# Required work
Please print exactly the lines below, from the start of the material up to and including the line with "import matplotlib.pyplot as plt", but none of the pictures.
>> BEGIN Supplied material
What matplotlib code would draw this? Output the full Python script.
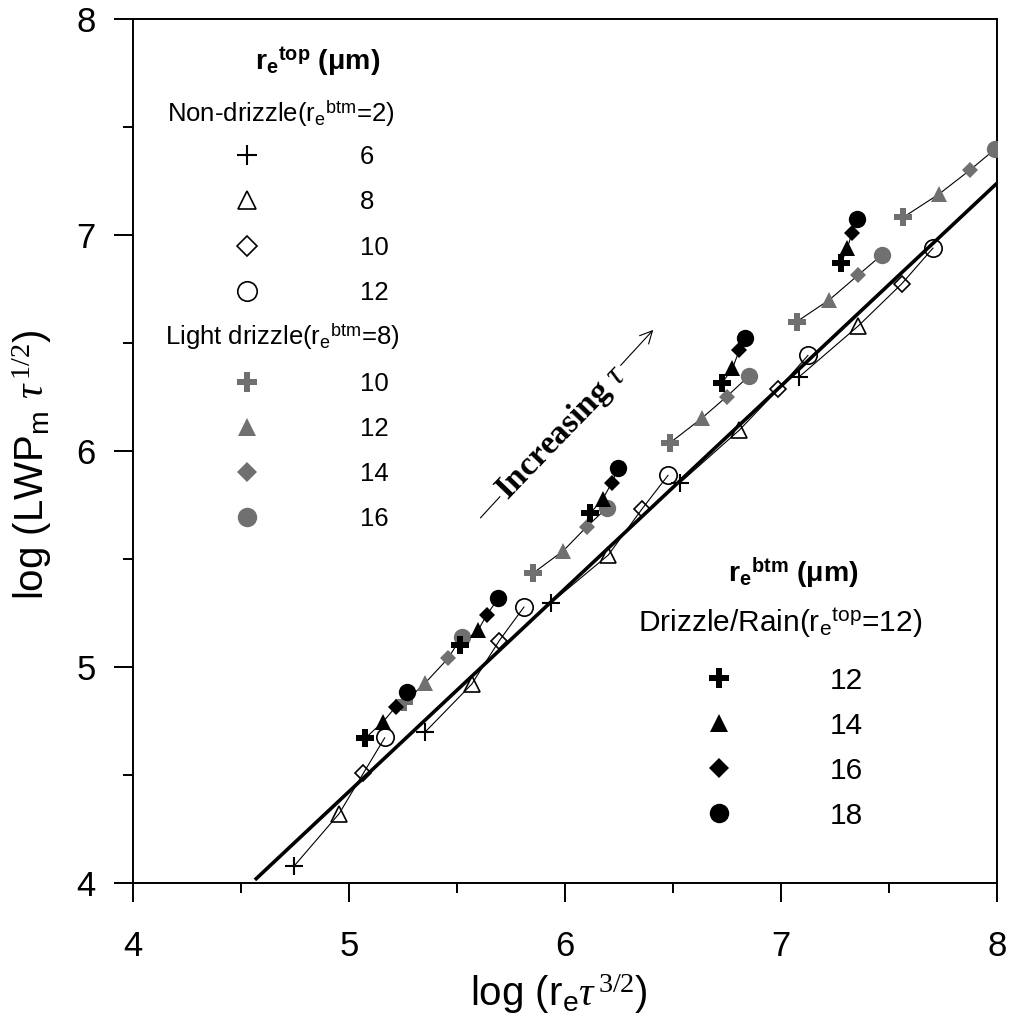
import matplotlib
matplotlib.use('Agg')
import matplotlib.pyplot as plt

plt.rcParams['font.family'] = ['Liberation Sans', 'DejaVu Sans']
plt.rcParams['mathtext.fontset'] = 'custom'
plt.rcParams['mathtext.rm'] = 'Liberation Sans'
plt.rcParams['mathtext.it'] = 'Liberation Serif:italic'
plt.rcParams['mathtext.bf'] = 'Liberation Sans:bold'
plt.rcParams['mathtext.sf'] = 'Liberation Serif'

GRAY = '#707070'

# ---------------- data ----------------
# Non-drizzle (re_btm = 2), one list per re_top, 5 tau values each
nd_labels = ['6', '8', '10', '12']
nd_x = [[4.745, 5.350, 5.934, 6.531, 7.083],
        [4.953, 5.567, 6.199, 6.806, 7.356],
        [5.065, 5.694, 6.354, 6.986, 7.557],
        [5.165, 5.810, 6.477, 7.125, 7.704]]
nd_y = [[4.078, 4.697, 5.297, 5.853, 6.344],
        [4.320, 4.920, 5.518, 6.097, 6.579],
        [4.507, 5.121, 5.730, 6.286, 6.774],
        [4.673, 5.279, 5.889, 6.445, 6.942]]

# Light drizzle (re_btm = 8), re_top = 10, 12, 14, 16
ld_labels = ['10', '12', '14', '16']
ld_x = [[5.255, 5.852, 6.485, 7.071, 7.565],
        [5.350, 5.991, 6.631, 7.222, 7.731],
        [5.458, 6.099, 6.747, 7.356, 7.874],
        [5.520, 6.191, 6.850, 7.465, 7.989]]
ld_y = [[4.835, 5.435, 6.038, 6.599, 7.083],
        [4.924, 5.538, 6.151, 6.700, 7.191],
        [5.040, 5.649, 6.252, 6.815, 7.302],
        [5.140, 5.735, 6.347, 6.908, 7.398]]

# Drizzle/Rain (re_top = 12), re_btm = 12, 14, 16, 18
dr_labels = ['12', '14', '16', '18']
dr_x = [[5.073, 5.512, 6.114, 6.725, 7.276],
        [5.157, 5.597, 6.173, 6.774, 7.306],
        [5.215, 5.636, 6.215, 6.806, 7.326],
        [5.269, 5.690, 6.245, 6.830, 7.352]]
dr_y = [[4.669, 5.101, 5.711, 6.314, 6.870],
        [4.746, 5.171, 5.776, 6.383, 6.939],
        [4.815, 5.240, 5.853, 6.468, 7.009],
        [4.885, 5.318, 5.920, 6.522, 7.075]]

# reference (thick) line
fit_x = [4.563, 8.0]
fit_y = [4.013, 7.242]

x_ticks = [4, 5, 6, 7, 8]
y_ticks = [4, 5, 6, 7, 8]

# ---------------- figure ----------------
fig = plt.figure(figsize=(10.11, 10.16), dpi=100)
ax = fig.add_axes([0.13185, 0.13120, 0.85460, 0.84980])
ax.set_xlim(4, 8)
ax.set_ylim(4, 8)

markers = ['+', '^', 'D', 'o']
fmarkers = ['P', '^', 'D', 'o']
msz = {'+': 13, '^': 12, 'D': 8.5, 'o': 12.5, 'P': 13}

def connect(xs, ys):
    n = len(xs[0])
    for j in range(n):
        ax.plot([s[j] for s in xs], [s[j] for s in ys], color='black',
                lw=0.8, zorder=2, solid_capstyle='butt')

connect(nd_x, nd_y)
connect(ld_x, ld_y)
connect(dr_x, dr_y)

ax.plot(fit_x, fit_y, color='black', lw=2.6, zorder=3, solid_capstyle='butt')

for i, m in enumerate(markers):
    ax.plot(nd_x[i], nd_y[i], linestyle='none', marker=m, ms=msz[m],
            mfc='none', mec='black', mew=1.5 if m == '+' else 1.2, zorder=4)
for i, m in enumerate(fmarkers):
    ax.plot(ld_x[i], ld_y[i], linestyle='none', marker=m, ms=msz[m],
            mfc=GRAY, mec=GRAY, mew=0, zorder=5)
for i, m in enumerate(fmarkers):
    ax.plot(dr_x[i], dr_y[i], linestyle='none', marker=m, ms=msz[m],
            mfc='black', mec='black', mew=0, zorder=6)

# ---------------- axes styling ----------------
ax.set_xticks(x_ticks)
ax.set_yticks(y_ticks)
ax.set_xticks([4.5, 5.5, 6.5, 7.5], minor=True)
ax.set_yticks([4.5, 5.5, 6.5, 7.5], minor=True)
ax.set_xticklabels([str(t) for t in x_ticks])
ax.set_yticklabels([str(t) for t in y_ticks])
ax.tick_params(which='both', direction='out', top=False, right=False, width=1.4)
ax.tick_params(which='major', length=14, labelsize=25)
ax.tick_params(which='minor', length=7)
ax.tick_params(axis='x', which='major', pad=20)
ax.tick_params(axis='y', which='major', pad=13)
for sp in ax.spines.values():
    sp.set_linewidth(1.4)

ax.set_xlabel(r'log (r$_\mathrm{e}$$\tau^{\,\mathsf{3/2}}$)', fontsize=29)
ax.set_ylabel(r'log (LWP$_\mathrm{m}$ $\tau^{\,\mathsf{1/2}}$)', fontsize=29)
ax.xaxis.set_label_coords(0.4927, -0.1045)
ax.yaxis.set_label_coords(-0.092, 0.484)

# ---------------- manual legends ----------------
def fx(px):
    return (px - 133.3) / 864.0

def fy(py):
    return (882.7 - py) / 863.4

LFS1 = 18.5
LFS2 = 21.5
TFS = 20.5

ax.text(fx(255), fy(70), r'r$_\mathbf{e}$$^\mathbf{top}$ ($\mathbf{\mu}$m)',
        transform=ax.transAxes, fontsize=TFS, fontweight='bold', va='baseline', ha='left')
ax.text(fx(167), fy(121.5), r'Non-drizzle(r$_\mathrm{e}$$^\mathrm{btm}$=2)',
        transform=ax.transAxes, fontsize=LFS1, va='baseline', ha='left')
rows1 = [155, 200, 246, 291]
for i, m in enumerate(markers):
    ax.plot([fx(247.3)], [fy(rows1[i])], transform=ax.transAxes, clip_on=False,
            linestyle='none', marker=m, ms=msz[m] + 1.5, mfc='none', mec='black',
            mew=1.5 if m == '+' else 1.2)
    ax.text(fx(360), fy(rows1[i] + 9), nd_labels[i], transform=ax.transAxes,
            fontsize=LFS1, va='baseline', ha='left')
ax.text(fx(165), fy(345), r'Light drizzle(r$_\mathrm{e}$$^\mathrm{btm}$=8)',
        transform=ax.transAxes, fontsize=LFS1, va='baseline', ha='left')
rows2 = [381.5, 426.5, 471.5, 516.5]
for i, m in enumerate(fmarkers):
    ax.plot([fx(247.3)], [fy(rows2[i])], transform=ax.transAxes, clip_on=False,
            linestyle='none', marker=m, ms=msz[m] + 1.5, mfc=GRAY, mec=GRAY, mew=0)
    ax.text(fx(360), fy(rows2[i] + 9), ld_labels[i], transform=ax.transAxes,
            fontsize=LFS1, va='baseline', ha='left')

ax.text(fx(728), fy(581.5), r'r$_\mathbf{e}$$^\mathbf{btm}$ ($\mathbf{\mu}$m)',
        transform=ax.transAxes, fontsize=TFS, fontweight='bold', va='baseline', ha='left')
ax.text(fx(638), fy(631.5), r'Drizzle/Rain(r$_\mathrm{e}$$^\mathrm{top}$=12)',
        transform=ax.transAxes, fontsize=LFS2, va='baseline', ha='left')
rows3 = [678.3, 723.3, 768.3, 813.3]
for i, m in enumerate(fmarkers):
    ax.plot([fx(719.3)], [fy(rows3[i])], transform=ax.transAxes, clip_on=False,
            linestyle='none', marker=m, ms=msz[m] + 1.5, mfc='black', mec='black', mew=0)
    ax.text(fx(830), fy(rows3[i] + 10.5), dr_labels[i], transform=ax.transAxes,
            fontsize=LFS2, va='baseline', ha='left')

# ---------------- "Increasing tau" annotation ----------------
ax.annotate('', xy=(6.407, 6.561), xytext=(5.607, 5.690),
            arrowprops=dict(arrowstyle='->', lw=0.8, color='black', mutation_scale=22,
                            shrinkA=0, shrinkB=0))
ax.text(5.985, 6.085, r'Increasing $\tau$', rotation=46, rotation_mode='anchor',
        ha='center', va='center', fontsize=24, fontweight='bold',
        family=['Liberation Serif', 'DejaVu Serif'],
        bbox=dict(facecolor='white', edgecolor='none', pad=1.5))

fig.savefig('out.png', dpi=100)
>> END Supplied material
# Exercise response
What matplotlib code would draw this? Output the full Python script.
import matplotlib
matplotlib.use('Agg')
import matplotlib.pyplot as plt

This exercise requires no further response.